Alors nous retrouvons le cosmos comme Parole et Don de Dieu, jardin qu'il nous faut non saccager mais cultiver et spiritualiser. Que l’homme soit roi, mais d’abord qu'il soit prêtre ' Aujourd’hui le monde ne risque plus d'être idole : il devient langage et temple. puisqu’Adam est toujours appelé à nommer les vivants.

"L'homme de notre temps, écrivait Mandelstam, ne connaît pas uniquement la faim du corps ou uniquement la nourriture de l'esprit. Pour lui le Verbe s'est fait chair et le pain tout simple est devenu mystère et joie.”

L'éros aussi peut devenir langage, “Liturgie des corps" comme l’a écrit Jean-Paul II. Sur les sculptures "érotiques” des temples hindous, l’extase est solitaire, les visages éloignes l'un de l’autre.

Dans le tantrisme, le partenaire n'est qu'un moyen, nous ne sommes pas loin de la prostitution sacrée que vomit la Bible. Il a fallu au christianisme disqualifier quelque peu l'éros pour affirmer la transcendance de la personne, celle de la femme surtout, par rapport à l'espèce.

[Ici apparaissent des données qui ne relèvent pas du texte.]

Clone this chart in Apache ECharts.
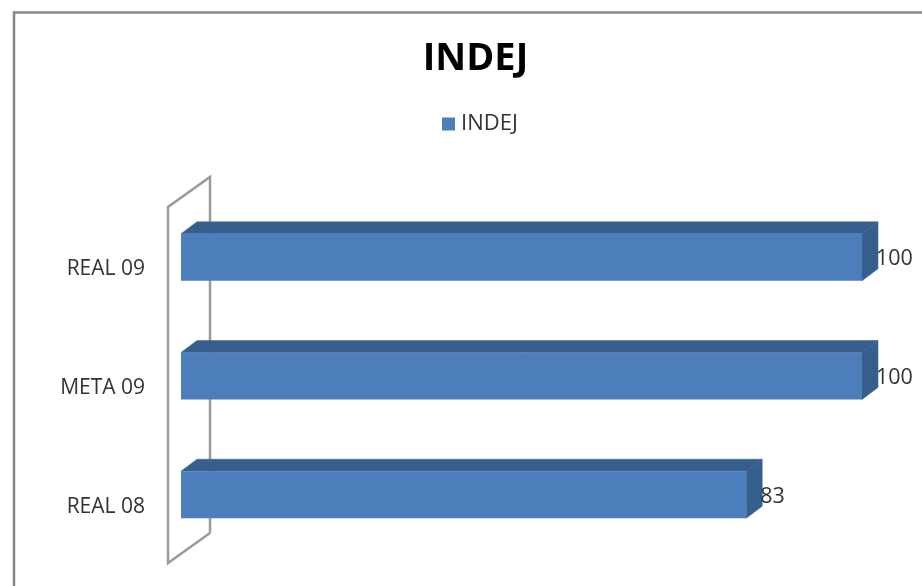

Maintenant, sans doute, l'éros peut devenir la poétique d'une vraie rencontre entre deux personnes, l'accomplissement de l’image de Dieu.

Car les “orients" pensent le féminin en Dieu, je veux dire pressentent, dans le divin, une dimension féminine. C’est la Shakti, qui fait penser à la Sagesse du Livre des proverbes : “J’étais aux côtés du Créateur comme le maître d’œuvre, je faisais ses délices, jour après jour, m'ébattant sans cesse en sa présence.

Ici on évoquerait volontiers les formes extrêmes de la mariologie catholique et la “sophiologie” russe : tentatives manquées parce que trop conceptualisées, à reprendre en mode poétique...

La clé de ces difficiles et fécondes rencontres, c’est le Christ qui vient dans le frémissement de l’Esprit, dans l’omniprésence des énergies divines. Nous savons où est le cœur de l’Eglise, nous ne savons pas où sont ses limites.

L’œil charnel voit l’Eglise dans le monde.

L'œil du cœur voit le monde dans l’Eglise.